One of the lessons of experienced companies at this conference, which was sponsored by the Localization Institute, is that careful “localization” of web site content pays off. This is partly a matter of the enormous investment in content management tools for rolling-out thousands of pages of online content in multiple countries. When Carly Fiorina resigns from HP, how is the content of 67 country web-sites changed before the press can even react to the morning news? (Marcia from HP had a good war story on this one.) How does a company avoid too much in-country control of web content with a dilution of the corporate brand through inconsistent local versions of a web site yet build local goodwill while avoiding damaging cultural gaffs? A combination of software “content management” and machine translation is coupled with the art of human translation. Language itself must be accompanied by the critical component of “culturalizing” the web content to more fully connect with local users.

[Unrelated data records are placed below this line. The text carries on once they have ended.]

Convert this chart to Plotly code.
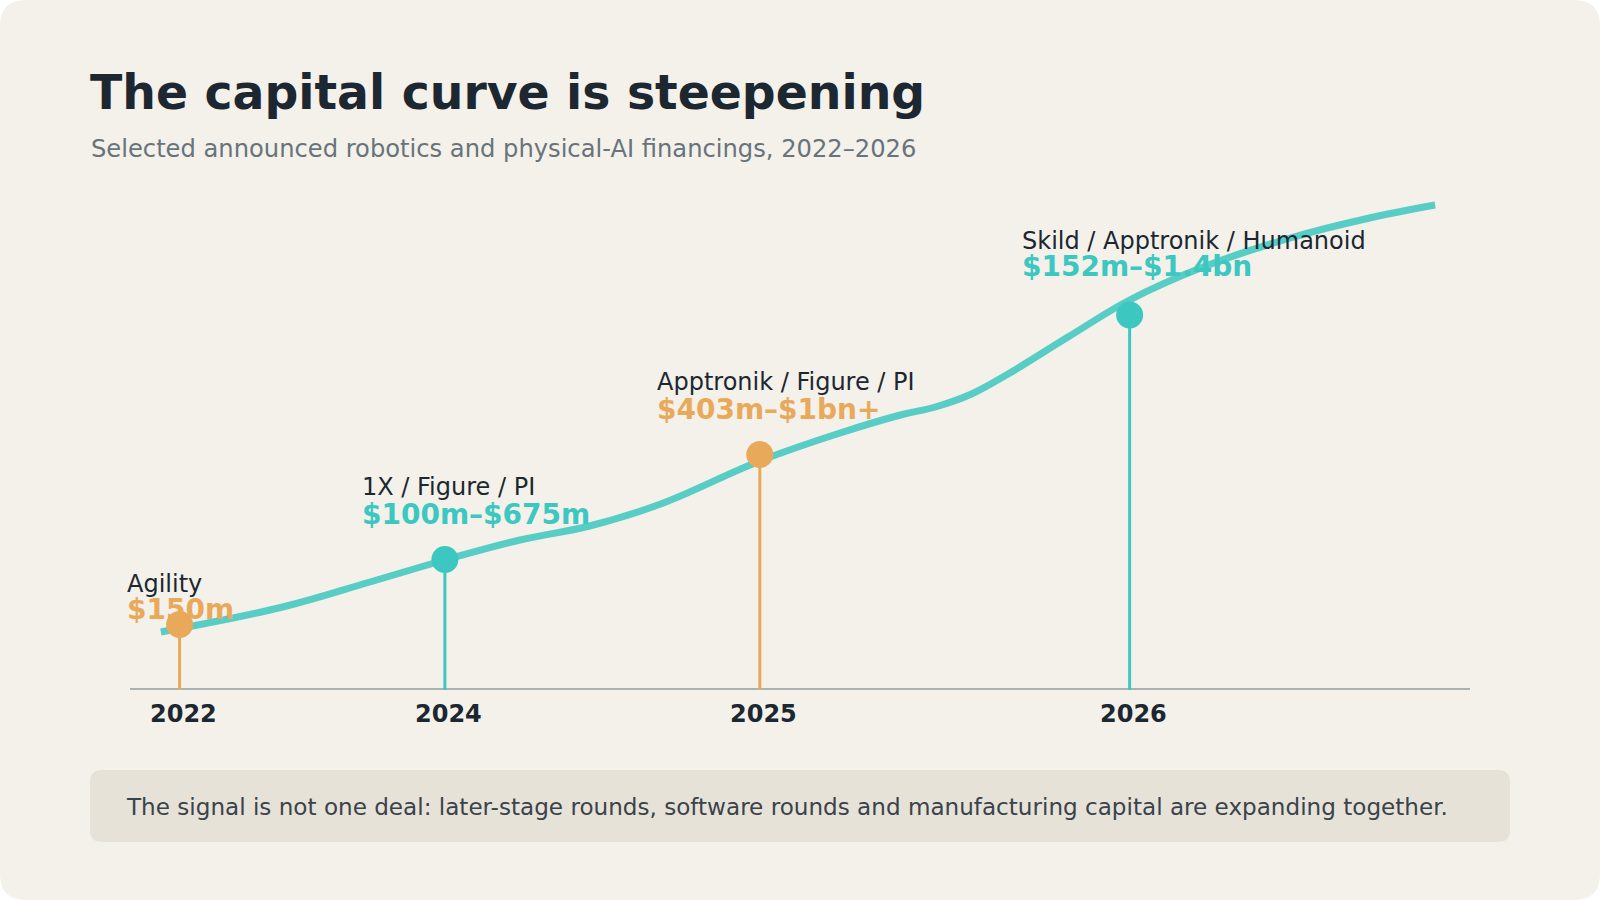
import plotly.graph_objects as go

# ---------------- data ----------------
years = ["2022", "2024", "2025", "2026"]
deal_names = ["Agility", "1X / Figure / PI", "Apptronik / Figure / PI", "Skild / Apptronik / Humanoid"]
deal_amounts = ["$150m", "$100m–$675m", "$403m–$1bn+", "$152m–$1.4bn"]
# timeline position (0-100) and capital index (0-100) of each milestone
event_x = [3.7, 23.5, 47.0, 74.6]
event_y = [13.1, 26.1, 47.1, 75.0]
event_kind = ["orange", "teal", "orange", "teal"]

# smooth capital curve (timeline position, capital index)
curve_x = [2.3, 11.4, 17.9, 23.5, 29.1, 34.3, 39.6, 47.0, 52.985, 57.5, 60.1,
           62.8, 65.4, 70.0, 74.6, 79.9, 86.6, 92.5, 97.4]
curve_y = [11.6, 16.6, 21.6, 26.0, 30.0, 32.8, 37.2, 45.8, 51.4, 55.0, 56.6,
           59.2, 63.0, 70.6, 78.0, 84.4, 90.4, 94.4, 97.0]

title = "The capital curve is steepening"
subtitle = "Selected announced robotics and physical-AI financings, 2022–2026"
footnote = "The signal is not one deal: later-stage rounds, software rounds and manufacturing capital are expanding together."

# ---------------- style ----------------
W, H = 1600, 900
FONT = "DejaVu Sans"
CARD = "#f3f1e9"
TEAL = "#3cc7c0"
ORANGE = "#e9a95b"
CURVE = "rgba(60,199,192,0.85)"
DARK = "#1c2731"
GREY = "#68737b"
AXIS = "#aab1b1"
palette = {"orange": ORANGE, "teal": TEAL}


def px(x):
    return x / W


def py(y):
    return 1 - y / H


fig = go.Figure()

# curve
fig.add_trace(go.Scatter(
    x=curve_x, y=curve_y, mode="lines",
    line=dict(color=CURVE, width=7, shape="spline", smoothing=1.1),
    hoverinfo="skip", showlegend=False, cliponaxis=False))

# stems
for xv, yv, k in zip(event_x, event_y, event_kind):
    fig.add_trace(go.Scatter(
        x=[xv, xv], y=[0, yv], mode="lines",
        line=dict(color=palette[k], width=3),
        hoverinfo="skip", showlegend=False, cliponaxis=False))

# dots
fig.add_trace(go.Scatter(
    x=event_x, y=event_y, mode="markers",
    marker=dict(size=27, color=[palette[k] for k in event_kind], line=dict(width=0)),
    hoverinfo="skip", showlegend=False, cliponaxis=False))


def rounded_rect(x0, y0, x1, y1, r):
    rx, ry = r / W, r / H
    X0, X1 = px(x0), px(x1)
    Y0, Y1 = py(y0), py(y1)  # Y0 top, Y1 bottom
    return (f"M {X0+rx},{Y0} L {X1-rx},{Y0} Q {X1},{Y0} {X1},{Y0-ry} "
            f"L {X1},{Y1+ry} Q {X1},{Y1} {X1-rx},{Y1} "
            f"L {X0+rx},{Y1} Q {X0},{Y1} {X0},{Y1+ry} "
            f"L {X0},{Y0-ry} Q {X0},{Y0} {X0+rx},{Y0} Z")


shapes = [
    dict(type="path", xref="paper", yref="paper", path=rounded_rect(0, 0, W, H, 26),
         fillcolor=CARD, line=dict(width=0), layer="below"),
    dict(type="path", xref="paper", yref="paper", path=rounded_rect(90, 770, 1510, 842, 12),
         fillcolor="#e6e2d7", line=dict(width=0), layer="below"),
    dict(type="line", xref="paper", yref="y", x0=px(130), x1=px(1470), y0=0, y1=0,
         line=dict(color=AXIS, width=4), layer="below"),
]

annotations = [
    dict(text=f"<b>{title}</b>", x=px(88), y=py(92.5), xanchor="left", yanchor="middle",
         font=dict(family=FONT, size=47.3, color=DARK)),
    dict(text=subtitle, x=px(89), y=py(148.5), xanchor="left", yanchor="middle",
         font=dict(family=FONT, size=24.2, color=GREY)),
    dict(text=footnote, x=px(124), y=py(806.5), xanchor="left", yanchor="middle",
         font=dict(family=FONT, size=23.1, color="#3a434b")),
]

label_left = [125, 360, 655, 1020]
label_mid = [584, 487, 382, 240.5]
amount_mid = [609.5, 514.5, 409, 267]
for i in range(len(deal_names)):
    annotations.append(dict(text=deal_names[i], x=px(label_left[i]), y=py(label_mid[i]),
                            xanchor="left", yanchor="middle",
                            font=dict(family=FONT, size=24, color=DARK)))
    annotations.append(dict(text=f"<b>{deal_amounts[i]}</b>", x=px(label_left[i]), y=py(amount_mid[i]),
                            xanchor="left", yanchor="middle",
                            font=dict(family=FONT, size=28, color=palette[event_kind[i]])))

for xv, yr in zip(event_x, years):
    annotations.append(dict(text=f"<b>{yr}</b>", x=xv, xref="x", xshift=4, y=py(714), yref="paper",
                            xanchor="center", yanchor="middle",
                            font=dict(family=FONT, size=24, color=DARK)))

for a in annotations:
    a.setdefault("xref", "paper")
    a.setdefault("yref", "paper")
    a["showarrow"] = False

fig.update_layout(
    width=W, height=H,
    margin=dict(l=0, r=0, t=0, b=0),
    paper_bgcolor="#ffffff", plot_bgcolor="rgba(0,0,0,0)",
    xaxis=dict(domain=[px(130), px(1470)], range=[0, 100], visible=False, fixedrange=True),
    yaxis=dict(domain=[py(690), py(190)], range=[0, 100], visible=False, fixedrange=True),
    shapes=shapes, annotations=annotations,
    font=dict(family=FONT),
    showlegend=False,
)

fig.write_html("out.html", config={"displayModeBar": False})
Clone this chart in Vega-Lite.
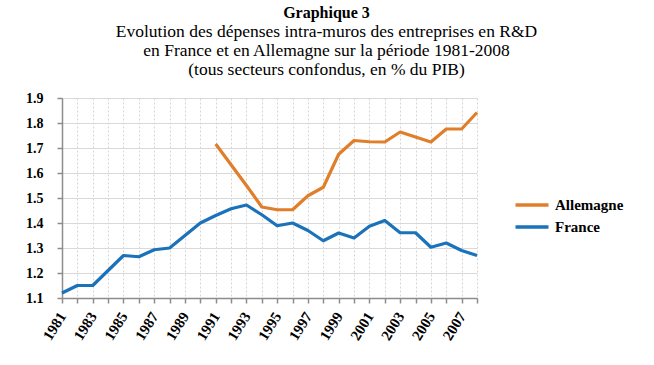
{
  "$schema": "https://vega.github.io/schema/vega-lite/v6.json",
  "width": 415,
  "height": 200,
  "autosize": {"type": "none"},
  "padding": {"left": 62, "top": 98, "right": 177, "bottom": 67},
  "background": "white",
  "title": {
    "text": "Graphique 3",
    "subtitle": ["Evolution des dépenses intra-muros des entreprises en R&D", "en France et en Allemagne sur la période 1981-2008", "(tous secteurs confondus, en % du PIB)"],
    "font": "Liberation Serif",
    "fontSize": 16,
    "fontWeight": "bold",
    "color": "#000000",
    "subtitleFont": "Liberation Serif",
    "subtitleFontSize": 17.5,
    "subtitleColor": "#000000",
    "subtitleLineHeight": 19,
    "subtitlePadding": 2,
    "anchor": "middle",
    "frame": "group",
    "dx": 57,
    "offset": 13
  },
  "data": {
    "values": [
      {"annee": 1981, "pays": "France", "valeur": 1.12},
      {"annee": 1982, "pays": "France", "valeur": 1.15},
      {"annee": 1983, "pays": "France", "valeur": 1.15},
      {"annee": 1984, "pays": "France", "valeur": 1.21},
      {"annee": 1985, "pays": "France", "valeur": 1.27},
      {"annee": 1986, "pays": "France", "valeur": 1.265},
      {"annee": 1987, "pays": "France", "valeur": 1.293},
      {"annee": 1988, "pays": "France", "valeur": 1.30},
      {"annee": 1989, "pays": "France", "valeur": 1.35},
      {"annee": 1990, "pays": "France", "valeur": 1.40},
      {"annee": 1991, "pays": "France", "valeur": 1.43},
      {"annee": 1992, "pays": "France", "valeur": 1.457},
      {"annee": 1993, "pays": "France", "valeur": 1.472},
      {"annee": 1994, "pays": "France", "valeur": 1.433},
      {"annee": 1995, "pays": "France", "valeur": 1.389},
      {"annee": 1996, "pays": "France", "valeur": 1.40},
      {"annee": 1997, "pays": "France", "valeur": 1.37},
      {"annee": 1998, "pays": "France", "valeur": 1.329},
      {"annee": 1999, "pays": "France", "valeur": 1.36},
      {"annee": 2000, "pays": "France", "valeur": 1.34},
      {"annee": 2001, "pays": "France", "valeur": 1.387},
      {"annee": 2002, "pays": "France", "valeur": 1.41},
      {"annee": 2003, "pays": "France", "valeur": 1.361},
      {"annee": 2004, "pays": "France", "valeur": 1.361},
      {"annee": 2005, "pays": "France", "valeur": 1.303},
      {"annee": 2006, "pays": "France", "valeur": 1.32},
      {"annee": 2007, "pays": "France", "valeur": 1.29},
      {"annee": 2008, "pays": "France", "valeur": 1.27},
      {"annee": 1991, "pays": "Allemagne", "valeur": 1.716},
      {"annee": 1992, "pays": "Allemagne", "valeur": 1.633},
      {"annee": 1993, "pays": "Allemagne", "valeur": 1.55},
      {"annee": 1994, "pays": "Allemagne", "valeur": 1.464},
      {"annee": 1995, "pays": "Allemagne", "valeur": 1.453},
      {"annee": 1996, "pays": "Allemagne", "valeur": 1.453},
      {"annee": 1997, "pays": "Allemagne", "valeur": 1.509},
      {"annee": 1998, "pays": "Allemagne", "valeur": 1.543},
      {"annee": 1999, "pays": "Allemagne", "valeur": 1.675},
      {"annee": 2000, "pays": "Allemagne", "valeur": 1.73},
      {"annee": 2001, "pays": "Allemagne", "valeur": 1.725},
      {"annee": 2002, "pays": "Allemagne", "valeur": 1.724},
      {"annee": 2003, "pays": "Allemagne", "valeur": 1.764},
      {"annee": 2004, "pays": "Allemagne", "valeur": 1.744},
      {"annee": 2005, "pays": "Allemagne", "valeur": 1.724},
      {"annee": 2006, "pays": "Allemagne", "valeur": 1.776},
      {"annee": 2007, "pays": "Allemagne", "valeur": 1.776},
      {"annee": 2008, "pays": "Allemagne", "valeur": 1.842}
    ]
  },
  "mark": {"type": "line", "strokeWidth": 3.2, "strokeJoin": "round"},
  "encoding": {
    "x": {
      "field": "annee",
      "type": "quantitative",
      "scale": {"domain": [1981, 2008], "nice": false, "zero": false},
      "axis": {
        "title": null,
        "values": [1981,1982,1983,1984,1985,1986,1987,1988,1989,1990,1991,1992,1993,1994,1995,1996,1997,1998,1999,2000,2001,2002,2003,2004,2005,2006,2007,2008],
        "format": "d",
        "labelExpr": "datum.value % 2 == 1 ? datum.label : ''",
        "labelAngle": -58,
        "labelAlign": "right",
        "labelBaseline": "middle",
        "labelFont": "Liberation Serif",
        "labelFontSize": 15,
        "labelFontWeight": "bold",
        "labelColor": "#000000",
        "labelPadding": 10,
        "labelOverlap": false,
        "labelFlush": false,
        "domainColor": "#8c8c8c",
        "domainWidth": 1.5,
        "tickColor": "#8c8c8c",
        "tickWidth": 1.5,
        "tickSize": 5,
        "grid": true,
        "gridColor": "#d4d4d4",
        "gridDash": [2, 2],
        "gridWidth": 1
      }
    },
    "y": {
      "field": "valeur",
      "type": "quantitative",
      "scale": {"domain": [1.1, 1.9], "nice": false, "zero": false},
      "axis": {
        "title": null,
        "values": [1.1, 1.2, 1.3, 1.4, 1.5, 1.6, 1.7, 1.8, 1.9],
        "format": ".1f",
        "labelFont": "Liberation Serif",
        "labelFontSize": 14,
        "labelFontWeight": "bold",
        "labelColor": "#000000",
        "labelPadding": 14,
        "domainColor": "#8c8c8c",
        "domainWidth": 1.5,
        "tickColor": "#8c8c8c",
        "tickWidth": 1.5,
        "tickSize": 5,
        "grid": true,
        "gridColor": "#d9d9d9",
        "gridWidth": 1
      }
    },
    "color": {
      "field": "pays",
      "type": "nominal",
      "scale": {"domain": ["Allemagne", "France"], "range": ["#E07E2A", "#1A72BA"]},
      "legend": {
        "title": null,
        "orient": "none",
        "legendX": 457,
        "legendY": 94,
        "symbolType": "M-1.5,0H1.5",
        "symbolStrokeWidth": 3.5,
        "symbolSize": 484,
        "symbolOffset": 0,
        "labelFont": "Liberation Serif",
        "labelFontSize": 15,
        "labelFontWeight": "bold",
        "labelColor": "#000000",
        "labelOffset": 10,
        "rowPadding": 1
      }
    }
  },
  "config": {"view": {"stroke": null}}
}
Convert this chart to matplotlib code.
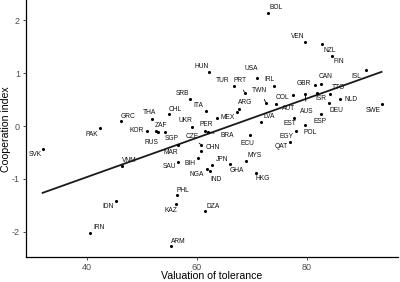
import numpy as np
import matplotlib
matplotlib.use("Agg")
import matplotlib.pyplot as plt

plt.rcParams['font.family'] = ['Liberation Sans', 'DejaVu Sans']
plt.rcParams['axes.unicode_minus'] = False

countries = ["SVK", "PAK", "GRC", "THA", "CHL", "SRB", "ITA", "HUN", "KOR", "UKR",
             "ZAF", "RUS", "SGP", "MEX", "PER", "BRA", "CZE", "CHN", "MAR", "SAU",
             "BIH", "NGA", "IND", "JPN", "GHA", "MYS", "HKG", "ECU", "EGY", "QAT",
             "POL", "ESP", "EST", "LVA", "AUT", "AUS", "ISR", "TTO", "DEU", "NLD",
             "SWE", "ISL", "CAN", "GBR", "FIN", "NZL", "VEN", "BOL", "IRL", "USA",
             "TUR", "PRT", "TWN", "ARG", "", "COL", "VNM", "IDN", "IRN", "PHL",
             "KAZ", "DZA", "ARM"]
tolerance = [31.9, 42.4, 46.1, 51.9, 54.9, 58.7, 61.7, 62.2, 50.9, 59.1,
             52.5, 52.9, 54.2, 63.7, 61.5, 62.0, 60.8, 60.8, 56.6, 56.5,
             60.2, 61.9, 62.4, 62.7, 66.1, 69.0, 70.7, 69.6, 78.1, 76.9,
             79.7, 82.5, 77.7, 71.6, 77.4, 79.7, 81.9, 84.2, 84.1, 86.0,
             93.6, 90.7, 82.6, 81.5, 84.5, 82.7, 79.7, 73.0, 74.1, 70.9,
             66.7, 68.7, 72.6, 67.7, 67.2, 74.4, 46.4, 45.2, 40.6, 56.3,
             56.2, 61.4, 55.2]
cooperation = [-0.43, -0.04, 0.09, 0.13, 0.22, 0.52, 0.29, 1.02, -0.09, -0.02,
               -0.09, -0.12, -0.11, 0.16, -0.09, -0.11, -0.36, -0.47, -0.36, -0.67,
               -0.61, -0.82, -0.84, -0.74, -0.71, -0.66, -0.89, -0.17, -0.09, -0.30,
               0.02, 0.22, 0.16, 0.07, 0.59, 0.60, 0.62, 0.60, 0.44, 0.51,
               0.41, 1.05, 0.79, 0.78, 1.32, 1.55, 1.59, 2.14, 0.76, 0.90,
               0.76, 0.62, 0.43, 0.33, 0.26, 0.42, -0.75, -1.42, -2.02, -1.30,
               -1.48, -1.61, -2.27]

# label offsets in pixels (dx right, dy down), and whether a segment is drawn
label_offsets = {
    "SVK": (-7, 6), "PAK": (-8, 6.3), "GRC": (7.3, -5), "THA": (-2.7, -6.6),
    "CHL": (6.7, -5.3), "SRB": (-7.7, -5.4), "ITA": (-7.7, -5.7), "HUN": (-7.6, -6),
    "KOR": (-10.6, 0), "UKR": (-6.3, -7), "ZAF": (5.7, -5.7), "RUS": (-6.6, 10),
    "SGP": (6.7, 6.6), "MEX": (10.4, 0), "PER": (0.7, -6), "BRA": (19, 4),
    "CZE": (-9, -8.3), "CHN": (11, -3), "MAR": (-7.3, 7.3), "SAU": (-8.4, 5),
    "BIH": (-8.3, 5), "NGA": (-10.6, 5), "IND": (6, 9.3), "JPN": (10.6, -6),
    "GHA": (6.6, 6.7), "MYS": (8.3, -5.7), "HKG": (7.3, 5.7), "ECU": (-2.7, 8.3),
    "EGY": (-10, 6), "QAT": (-8.3, 5), "POL": (5, 7.3), "ESP": (-0.7, 7.4),
    "EST": (-4.3, 5.7), "LVA": (9, -5.6), "AUT": (-3.7, 14), "AUS": (1.7, 16.7),
    "ISR": (3.7, 5.7), "TTO": (8.3, -6.6), "DEU": (7.4, 7.3), "NLD": (11.7, 0),
    "SWE": (-8.4, 5.7), "ISL": (-9, 6), "CAN": (4, -7.6), "GBR": (-11, -1.7),
    "FIN": (7.6, 5.7), "NZL": (8.3, 6), "VEN": (-7.7, -5.7), "BOL": (7.7, -5.4),
    "IRL": (-4.7, -6.7), "USA": (-6, -10), "TUR": (-11, -5), "PRT": (-5, -12.7),
    "TWN": (-6.7, -13.3), "ARG": (6.4, -6.3), "COL": (6, -6), "VNM": (7.3, -5),
    "IDN": (-7.7, 5.7), "IRN": (8.3, -5), "PHL": (6.6, -4.7), "KAZ": (-5.3, 6.4),
    "DZA": (8.3, -5), "ARM": (8, -5),
}
segments = {"RUS", "BRA", "CZE", "IND", "AUS", "PRT", "TWN"}

x = np.array(tolerance)
y = np.array(cooperation)

fig = plt.figure(figsize=(4.0, 2.82), dpi=100)
ax = fig.add_axes([0.064, 0.0876, 0.931, 0.912])

slope, intercept = np.polyfit(x, y, 1)
xs = np.array([x.min(), x.max()])
ax.plot(xs, intercept + slope * xs, color='#1a1a1a', lw=1.3, zorder=2)

ax.scatter(x, y, s=5, color='black', zorder=3, linewidths=0)

for c, xi, yi in zip(countries, x, y):
    if not c:
        continue
    dx, dy = label_offsets[c]
    if c in segments:
        ax.annotate(c, (xi, yi), xytext=(dx, -dy), textcoords='offset pixels',
                    ha='center', va='center', fontsize=4.8, color='#111111',
                    arrowprops=dict(arrowstyle='-', lw=0.6, color='black',
                                    shrinkA=2.5, shrinkB=1))
    else:
        ax.annotate(c, (xi, yi), xytext=(dx, -dy), textcoords='offset pixels',
                    ha='center', va='center', fontsize=4.8, color='#111111')

ax.set_xlim(28.8, 96.6)
ax.set_ylim(-2.48, 2.38)
ax.set_xticks([40, 60, 80])
ax.set_yticks([-2, -1, 0, 1, 2])
ax.set_yticklabels(["-2", "-1", "0", "1", "2"])
ax.tick_params(axis='both', labelsize=6.5, labelcolor='#4d4d4d', length=2,
               width=0.6, color='#333333', pad=2)
for s in ['top', 'right']:
    ax.spines[s].set_visible(False)
for s in ['left', 'bottom']:
    ax.spines[s].set_color('black')
    ax.spines[s].set_linewidth(0.9)

ax.set_xlabel("Valuation of tolerance", fontsize=7.6, va='center')
ax.set_ylabel("Cooperation index", fontsize=7.6, va='center')
ax.xaxis.set_label_coords(0.5, -0.072)
ax.yaxis.set_label_coords(-0.052, 0.5)

fig.savefig("out.png", dpi=100)
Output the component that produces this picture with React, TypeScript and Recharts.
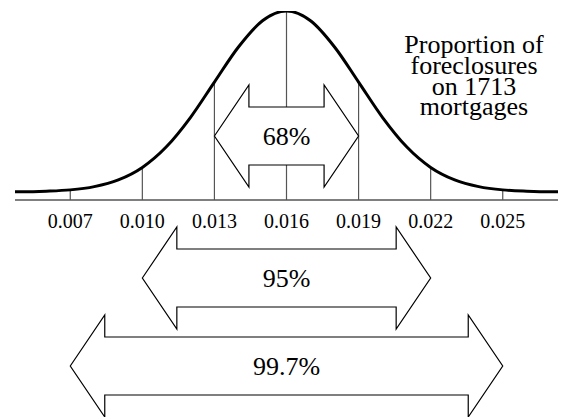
import { ComposedChart, Line, XAxis, YAxis, ReferenceLine, ReferenceArea } from "recharts";

// curve (height, peak = 100)
const CURVE_X = [0.0047, 0.005, 0.006, 0.007, 0.008, 0.009, 0.01, 0.011, 0.012, 0.013, 0.014, 0.015, 0.016,
  0.017, 0.018, 0.019, 0.02, 0.021, 0.022, 0.023, 0.024, 0.025, 0.026, 0.027, 0.0273];
const CURVE_Y = [0.1, 0.1, 0.4, 1.1, 2.9, 6.6, 13.5, 24.9, 41.1, 60.7, 80.1, 94.6, 100,
  94.6, 80.1, 60.7, 41.1, 24.9, 13.5, 6.6, 2.9, 1.1, 0.4, 0.1, 0.1];

const TICKS = [0.007, 0.01, 0.013, 0.016, 0.019, 0.022, 0.025];

const RANGE_LO = [0.013, 0.01, 0.007];
const RANGE_HI = [0.019, 0.022, 0.025];
const RANGE_LABELS = ["68%", "95%", "99.7%"];

const Y_MIN = -4.5;
const ARROW_CY = [136, 278, 366];
const FONT = "'Liberation Serif', 'Times New Roman', serif";

const data = CURVE_X.map((x, i) => ({ x, y: CURVE_Y[i] }));
const heightAt = (t: number) => CURVE_Y[CURVE_X.findIndex((x) => Math.abs(x - t) < 1e-9)];

function arrowShape(label: string, cy: number) {
  return (props: any) => {
    const { x, width: w } = props;
    const hl = 34.5, hh = 51, sh = 29;
    const pts = [
      [x, cy], [x + hl, cy - hh], [x + hl, cy - sh], [x + w - hl, cy - sh], [x + w - hl, cy - hh],
      [x + w, cy], [x + w - hl, cy + hh], [x + w - hl, cy + sh], [x + hl, cy + sh], [x + hl, cy + hh],
    ].map((p) => p.join(",")).join(" ");
    return (
      <g>
        <polygon points={pts} fill="#fff" stroke="#000" strokeWidth={1.2} />
        <text x={x + w / 2} y={cy} textAnchor="middle" dominantBaseline="central"
          fontFamily={FONT} fontSize={26} fill="#000">{label}</text>
      </g>
    );
  };
}

export default function App() {
  return (
    <div style={{ position: "absolute", left: 0, top: 0, width: 566, height: 417, background: "#fff" }}>
      <ComposedChart width={566} height={417} data={data}
        margin={{ top: 11, right: 8, bottom: 187, left: 15 }}>
        <XAxis dataKey="x" type="number" domain={[0.0047, 0.0273]} allowDataOverflow
          ticks={TICKS} tickFormatter={(v: number) => v.toFixed(3)} tickLine={false}
          tickMargin={8} height={30} interval={0}
          axisLine={{ stroke: "#555", strokeWidth: 1.5 }}
          tick={{ fontFamily: FONT, fontSize: 20, fill: "#000" }} />
        <YAxis type="number" domain={[Y_MIN, 100]} hide allowDataOverflow />
        {TICKS.map((t) => (
          <ReferenceLine key={t} segment={[{ x: t, y: Y_MIN }, { x: t, y: heightAt(t) }]}
            stroke="#555" strokeWidth={1.2} />
        ))}
        <Line dataKey="y" type="monotone" stroke="#000" strokeWidth={3} dot={false}
          isAnimationActive={false} />
        {RANGE_LABELS.map((lab, i) => (
          <ReferenceArea key={lab} x1={RANGE_LO[i]} x2={RANGE_HI[i]} y1={Y_MIN} y2={100}
            ifOverflow="visible" zIndex={1500} shape={arrowShape(lab, ARROW_CY[i])} />
        ))}
      </ComposedChart>
      <div style={{ position: "absolute", left: 374, top: 35, width: 200, textAlign: "center",
        fontFamily: FONT, fontSize: 26, lineHeight: "20.8px", color: "#000" }}>
        Proportion of<br />foreclosures<br />on 1713<br />mortgages
      </div>
    </div>
  );
}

Whatever the level of enforcement risk for violating local laws, whether due to actions of local authorities or individual user actions, a company’s branding and corporate reputation is also at stake unless it takes the online legal environment as seriously as it does its more traditional joint venture, licensing, agency/distribution and other global compliance obligations. We see this as one of the important international lawyering challenges of the next several years and are privileged to be playing a part as the cross-border ground rules begin to take form.